Here is a screenshot of the City of Los Angeles home page for the General Plan:
The City of Los Angeles General Plan can be found on the City’s Planning Department website. Mount Washington is located within the Northeast Community Plan. For major research projects regarding the General Plan or the policies and programs of a Community Plan, all or portions of these plans can be viewed and downloaded from the website of the City of Los Angeles.
Los Angeles Planning and Zoning Code
The general design and building rules of the City of Los Angeles are found in the City of Los Angeles Planning and Zoning Code which is available online through the American Legal Publishing Corporation website. These rules generally apply to all projects in Los Angeles unless exempted by their own language or overridden by more specific zoning regulations.
Additional Restrictions or Exemptions in Hillside Areas
The City of Los Angeles recognizes important fire safety, substandard street conditions, landslide risks, open space, and view preservation issues in hillside areas that require additional rules and regulations. In hillside areas such as Mount Washington, a number of other regulations have been adopted by the City of Los Angeles. The most important of these are the Hillside Ordinance and the Mount Washington / Glassell Park Specific Plan. Another recent regulation is the Hillside Retaining Wall Ordinance that restricts the height and magnitude of retaining walls in hillside areas.
The Hillside Ordinance
To protect a number of important public interests in the development of the City’s many hillside areas, the City of Los Angeles imposes additional rules and regulations beyond the general planning and zoning rules applicable in other parts of the City. The Hillside Ordinance is incorporated into the Los Angeles Planning and Zoning Code at section 12.21(a)17. The Hillside Ordinance is available for download on this website.

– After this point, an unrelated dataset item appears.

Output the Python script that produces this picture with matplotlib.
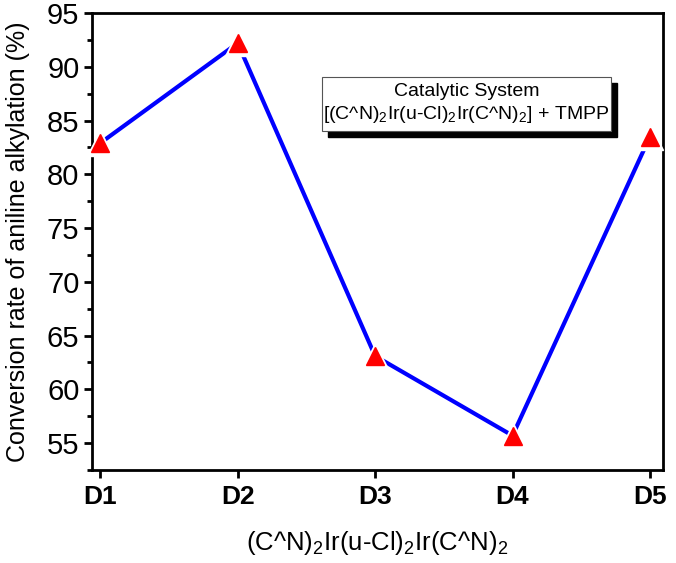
import matplotlib
matplotlib.use("Agg")
import matplotlib.pyplot as plt
from matplotlib.patches import Rectangle
from matplotlib.ticker import MultipleLocator

plt.rcParams["font.family"] = ["Liberation Sans", "DejaVu Sans"]
plt.rcParams["mathtext.fontset"] = "custom"
plt.rcParams["mathtext.rm"] = "Liberation Sans"

catalysts = ["D1", "D2", "D3", "D4", "D5"]
conversion = [82.9, 92.2, 63.1, 55.7, 83.5]

fig = plt.figure(figsize=(6.76, 5.63), dpi=100)
ax = fig.add_axes([92 / 676, 1 - 470 / 563, 571 / 676, 457 / 563])

x = list(range(len(catalysts)))
ax.plot(x, conversion, "-", color="blue", lw=3.0, zorder=2)
# white halo gives the small gap between line and symbol
ax.plot(x, conversion, "^", color="white", ms=19, mec="white", zorder=3, clip_on=False)
ax.plot(x, conversion, "^", color="red", ms=13, mec="red", zorder=4, clip_on=False)

ax.set_xlim(-0.06, 4.095)
ax.set_ylim(52.5, 95)
ax.set_xticks(x)
ax.set_xticklabels(catalysts, fontweight="bold", fontsize=19)
ax.yaxis.set_major_locator(MultipleLocator(5))
ax.yaxis.set_minor_locator(MultipleLocator(2.5))
ax.tick_params(axis="y", labelsize=21, width=2, length=6, direction="out", pad=3)
ax.tick_params(axis="y", which="minor", width=2, length=3.5)
ax.tick_params(axis="x", width=2, length=6, direction="out", pad=5)
for sp in ax.spines.values():
    sp.set_linewidth(2)

ax.set_ylabel("Conversion rate of aniline alkylation (%)", fontsize=18, labelpad=12)
ax.set_xlabel(r"(C^N)$_\mathregular{2}$Ir(u-Cl)$_\mathregular{2}$Ir(C^N)$_\mathregular{2}$",
              fontsize=18.5, labelpad=14)

# caption box with drop shadow
bx, by, bw, bh = 0.403, 0.742, 0.506, 0.118
ax.add_patch(Rectangle((bx + 0.01, by - 0.013), bw, bh, transform=ax.transAxes,
                       facecolor="black", edgecolor="black", zorder=5))
ax.add_patch(Rectangle((bx, by), bw, bh, transform=ax.transAxes,
                       facecolor="white", edgecolor="#555555", lw=0.8, zorder=6))
ax.text(bx + bw / 2, by + bh * 0.74, "Catalytic System", transform=ax.transAxes,
        ha="center", va="center", fontsize=14, zorder=7)
ax.text(bx + bw / 2, by + bh * 0.3,
        r"[(C^N)$_\mathregular{2}$Ir(u-Cl)$_\mathregular{2}$Ir(C^N)$_\mathregular{2}$] + TMPP",
        transform=ax.transAxes, ha="center", va="center", fontsize=14, zorder=7)

fig.savefig("out.png", dpi=100)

The Mount Washington / Glassell Park Specific Plan
During the building boom of the late 1980s, hillside areas of Mount Washington and Glassell Park saw the proposal and construction of monster houses. Some of these homes were built on substandard lots that consumed almost every square foot of the lot except required front, rear, and side yards. Realizing that this mansionization threatened the unique character of Mount Washington’s relationship with adjacent open space, natural habitat, and the wildlife supported by the habitat, the communities worked on and eventually passed a specific plan for the area.
The Specific Plan changed the general planning and zoning law, including the Hillside Ordinance, as applied within the boundaries of the Plan area. The Specific Plan restricts the total floor area of a building to approximately 50% of the lot size or less as the lot gets bigger. Since, garages, carports, uninhabited storage space, stairways and other parts of a building will wipe out natural habitat, the Specific Plan included these items in the calculation of total floor area which are exclude from the floor area under the general planning and zoning code. In trade off, the Specific Plan allows a building to be taller than would otherwise be allowed under the Hillside Ordinance. Additionally, in order to discourage the wholesale destruction of native and significant trees that add so much to the quality of life on Mount Washington, such trees are not to removed unless their location would prevent reasonable development of the lot. If such trees are removed for reasonable development, the owner must replace the trees on a 1:1 basis on the lot.
Owners of lots and homes in Mount Washington planning on building a new home or adding on should carefully study the Specific Plan. The Mount Washington / Glassell Park Specific Plan is available for download on this website.
The Hillside Retaining Wall Ordinance
In areas like the Hollywood Hills, dwindling open lots have resulted in some owners trying to create massive house pads on steep hillsides by constructing massive retaining walls. Such walls have been the subject of complaints of adjoining landowners because of the aesthetic impacts, amount of grading or dirt hauling required, and increased risks of catastrophic slope failures. Generally, this has not been as much of a problem in Mount Washington but some kind of reasonable rule is welcome as a prophylactic measure. The Hillside Retaining Wall Ordinance is available for download on this website.